* Start RECORDED INFORMATION *
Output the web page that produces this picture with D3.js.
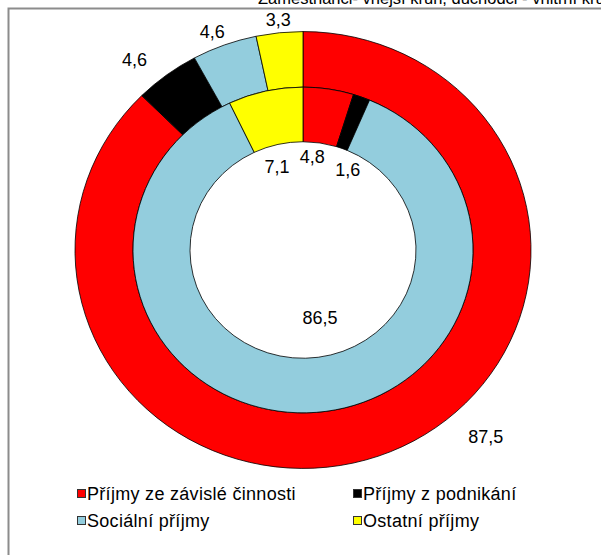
<!DOCTYPE html>
<html lang="cs">
<head>
<meta charset="UTF-8">
<title>Zaměstnanci- vnější kruh, důchodci - vnitřní kruh</title>
<script src="https://d3js.org/d3.v7.min.js"></script>
<style>
  body { margin: 0; background: #fff; }
  text { font-family: "Liberation Sans", Arial, sans-serif; fill: #000; }
</style>
</head>
<body>
<svg id="chart"></svg>
<script>
// data
const title = "Zaměstnanci- vnější kruh, důchodci - vnitřní kruh";
const categories = ["Příjmy ze závislé činnosti", "Příjmy z podnikání", "Sociální příjmy", "Ostatní příjmy"];
const outerValues = [87.5, 4.6, 4.6, 3.3];   // zaměstnanci
const innerValues = [4.8, 1.6, 86.5, 7.1];   // důchodci
const colors = ["#ff0000", "#000000", "#93cddd", "#ffff00"];

// layout
const W = 601, H = 555;
const cx = 303, cy = 250;
const squash = 0.958;           // chart is drawn slightly flattened
const rOuter = 228, rMid = 170, rHole = 113;
const fontSize = 18;
// label tweaks (Excel moved some labels around)
const outerNudge = [[91, -25], [-25, -6], [-8, -2], [0, -1]];
const innerNudge = [[-5, -3], [12, 5], [15, -23], [-5, 6]];

const fmt = v => d3.format(".1f")(v).replace(".", ",");

const svg = d3.select("#chart").attr("width", W).attr("height", H);

// plot frame (only top & left visible)
svg.append("rect")
  .attr("x", 8.5).attr("y", 8.5)
  .attr("width", 800).attr("height", 800)
  .attr("fill", "none").attr("stroke", "#8c8c8c").attr("stroke-width", 2);

// title, cut off at the top
svg.append("text")
  .attr("x", 258).attr("y", 4)
  .attr("font-size", 16.5)
  .text(title);

const pie = d3.pie().sort(null).value(d => d);
const color = d3.scaleOrdinal().domain(d3.range(categories.length)).range(colors);

const g = svg.append("g").attr("transform", `translate(${cx},${cy}) scale(1,${squash})`);

function ring(values, r0, r1) {
  const arc = d3.arc().innerRadius(r0).outerRadius(r1);
  g.append("g").selectAll("path")
    .data(pie(values))
    .join("path")
    .attr("d", arc)
    .attr("fill", (d, i) => color(i))
    .attr("stroke", "#000")
    .attr("stroke-width", 0.8)
    .attr("vector-effect", "non-scaling-stroke");
  return pie(values);
}

const outerArcs = ring(outerValues, rMid, rOuter);
const innerArcs = ring(innerValues, rHole, rMid);

function labels(arcs, r, nudge) {
  svg.append("g").selectAll("text")
    .data(arcs)
    .join("text")
    .attr("x", (d, i) => cx + r * Math.sin((d.startAngle + d.endAngle) / 2) + nudge[i][0])
    .attr("y", (d, i) => cy - squash * r * Math.cos((d.startAngle + d.endAngle) / 2) + nudge[i][1])
    .attr("text-anchor", "middle")
    .attr("dominant-baseline", "central")
    .attr("font-size", fontSize)
    .text(d => fmt(d.value));
}
labels(outerArcs, 240, outerNudge);
labels(innerArcs, 95, innerNudge);

// legend
const legX = [77, 353], legY = [494, 521];
const leg = svg.append("g").selectAll("g")
  .data(categories)
  .join("g")
  .attr("transform", (d, i) => `translate(${legX[i % 2]},${legY[Math.floor(i / 2)]})`);
leg.append("rect")
  .attr("x", 0.5).attr("y", -4.5)
  .attr("width", 8).attr("height", 8)
  .attr("fill", (d, i) => color(i))
  .attr("stroke", "#333").attr("stroke-width", 1);
leg.append("text")
  .attr("x", 10).attr("y", 0)
  .attr("dominant-baseline", "central")
  .attr("font-size", fontSize)
  .attr("letter-spacing", 0.3)
  .text(d => d);
</script>
</body>
</html>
* End RECORDED INFORMATION *
● GOAL:
Reproduce the listing exactly. Leave its pictures out.

● IN RESPONSE:
Output the web page that produces this picture with D3.js.
<!DOCTYPE html>
<html lang="cs">
<head>
<meta charset="UTF-8">
<title>Zaměstnanci- vnější kruh, důchodci - vnitřní kruh</title>
<script src="https://d3js.org/d3.v7.min.js"></script>
<style>
  body { margin: 0; background: #fff; }
  text { font-family: "Liberation Sans", Arial, sans-serif; fill: #000; }
</style>
</head>
<body>
<svg id="chart"></svg>
<script>
// data
const title = "Zaměstnanci- vnější kruh, důchodci - vnitřní kruh";
const categories = ["Příjmy ze závislé činnosti", "Příjmy z podnikání", "Sociální příjmy", "Ostatní příjmy"];
const outerValues = [87.5, 4.6, 4.6, 3.3];   // zaměstnanci
const innerValues = [4.8, 1.6, 86.5, 7.1];   // důchodci
const colors = ["#ff0000", "#000000", "#93cddd", "#ffff00"];

// layout
const W = 601, H = 555;
const cx = 303, cy = 250;
const squash = 0.958;           // chart is drawn slightly flattened
const rOuter = 228, rMid = 170, rHole = 113;
const fontSize = 18;
// label tweaks (Excel moved some labels around)
const outerNudge = [[91, -25], [-25, -6], [-8, -2], [0, -1]];
const innerNudge = [[-5, -3], [12, 5], [15, -23], [-5, 6]];

const fmt = v => d3.format(".1f")(v).replace(".", ",");

const svg = d3.select("#chart").attr("width", W).attr("height", H);

// plot frame (only top & left visible)
svg.append("rect")
  .attr("x", 8.5).attr("y", 8.5)
  .attr("width", 800).attr("height", 800)
  .attr("fill", "none").attr("stroke", "#8c8c8c").attr("stroke-width", 2);

// title, cut off at the top
svg.append("text")
  .attr("x", 258).attr("y", 4)
  .attr("font-size", 16.5)
  .text(title);

const pie = d3.pie().sort(null).value(d => d);
const color = d3.scaleOrdinal().domain(d3.range(categories.length)).range(colors);

const g = svg.append("g").attr("transform", `translate(${cx},${cy}) scale(1,${squash})`);

function ring(values, r0, r1) {
  const arc = d3.arc().innerRadius(r0).outerRadius(r1);
  g.append("g").selectAll("path")
    .data(pie(values))
    .join("path")
    .attr("d", arc)
    .attr("fill", (d, i) => color(i))
    .attr("stroke", "#000")
    .attr("stroke-width", 0.8)
    .attr("vector-effect", "non-scaling-stroke");
  return pie(values);
}

const outerArcs = ring(outerValues, rMid, rOuter);
const innerArcs = ring(innerValues, rHole, rMid);

function labels(arcs, r, nudge) {
  svg.append("g").selectAll("text")
    .data(arcs)
    .join("text")
    .attr("x", (d, i) => cx + r * Math.sin((d.startAngle + d.endAngle) / 2) + nudge[i][0])
    .attr("y", (d, i) => cy - squash * r * Math.cos((d.startAngle + d.endAngle) / 2) + nudge[i][1])
    .attr("text-anchor", "middle")
    .attr("dominant-baseline", "central")
    .attr("font-size", fontSize)
    .text(d => fmt(d.value));
}
labels(outerArcs, 240, outerNudge);
labels(innerArcs, 95, innerNudge);

// legend
const legX = [77, 353], legY = [494, 521];
const leg = svg.append("g").selectAll("g")
  .data(categories)
  .join("g")
  .attr("transform", (d, i) => `translate(${legX[i % 2]},${legY[Math.floor(i / 2)]})`);
leg.append("rect")
  .attr("x", 0.5).attr("y", -4.5)
  .attr("width", 8).attr("height", 8)
  .attr("fill", (d, i) => color(i))
  .attr("stroke", "#333").attr("stroke-width", 1);
leg.append("text")
  .attr("x", 10).attr("y", 0)
  .attr("dominant-baseline", "central")
  .attr("font-size", fontSize)
  .attr("letter-spacing", 0.3)
  .text(d => d);
</script>
</body>
</html>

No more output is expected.